Saying that it had been donated to the store along with the rest of the masses of books she didn't want to keep MONTHS ago.

And so had been on the shelf this whole time.

Also, since she hadn't actually meant to donate that one, could she have it back?

Then, this past week, my sister emailed me and mentioned, off-handedly, that she had taken up active reading again (she has a toddler, get it?) and had bought The Sentimentalists at Costco and was almost done and did I want it...

This being the new Douglas & McIntyre edition, of course. And I recognized an opportunity.
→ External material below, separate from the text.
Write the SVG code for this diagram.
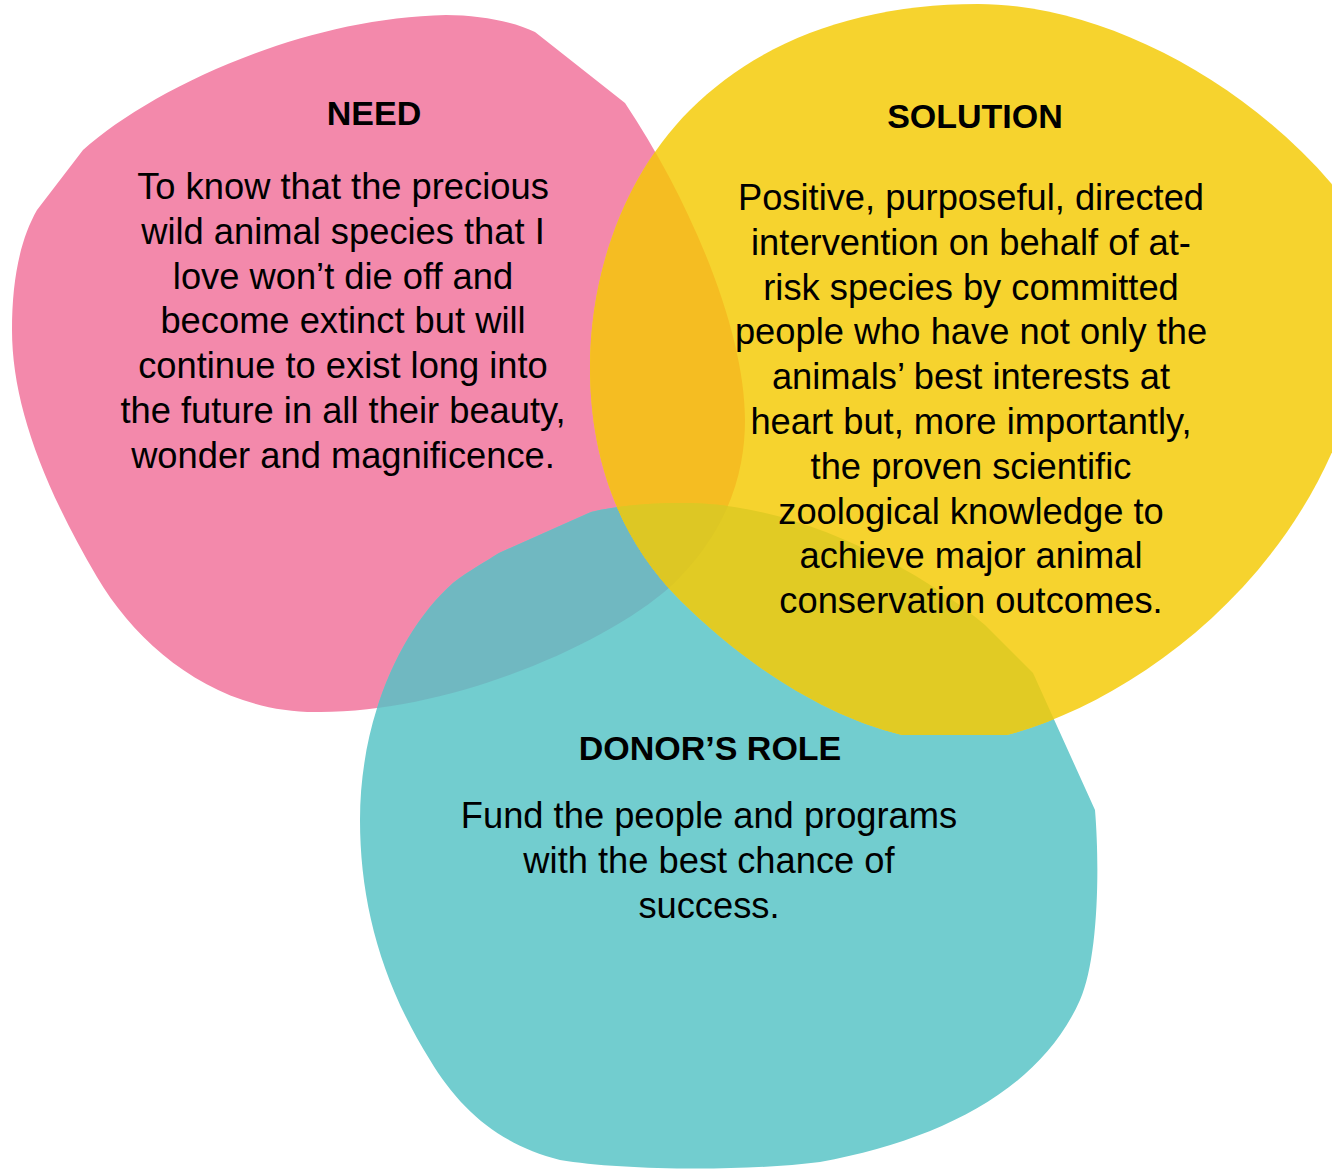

You see, several months ago, I came to the conclusion that all my/our books would not fit in the much-reduced space we had for bookshelves in our new-ish house, and culled several boxes' worth.

This was surprisingly painless. Especially given the fact that I had previously gritted my teeth at the prospect of getting rid of books AT ALL. (I'm a writer! Writers are meant to have heaps of books!)

We'd gotten rid of most of the culls, but one box had come to rest at the top of the stairs and hadn't moved for a few weeks. So I hauled it downstairs onto the (screened) front porch, where it got snowed on a little bit. (Ahem.)

And then, the next day, traded my sister an ENTIRE box of Can-lit classics for a single copy of The Sentimentalists. Except I didn't tell her we were trading. I just hauled the box into her entryway and plunked it down.

Strangely, I didn't want to rifle through and see what I was gifting her with. Doubles of beloved books, probably. Books I'd bought but never read and now seemed dubious about reading, most likely.

So now The Sentimentalists sits on a little table outside my bedroom. Where water glasses go before they get taken downstairs. Where books I've read or am dubious about reading go before making their way upstairs to my office or into the pile next to my bed...or, I suppose, into a new box of culls.

I haven't decided if I'm going to re-read The Sentimentalists. But I like the journey I've taken and not-taken with this book, so I think I'll keep it.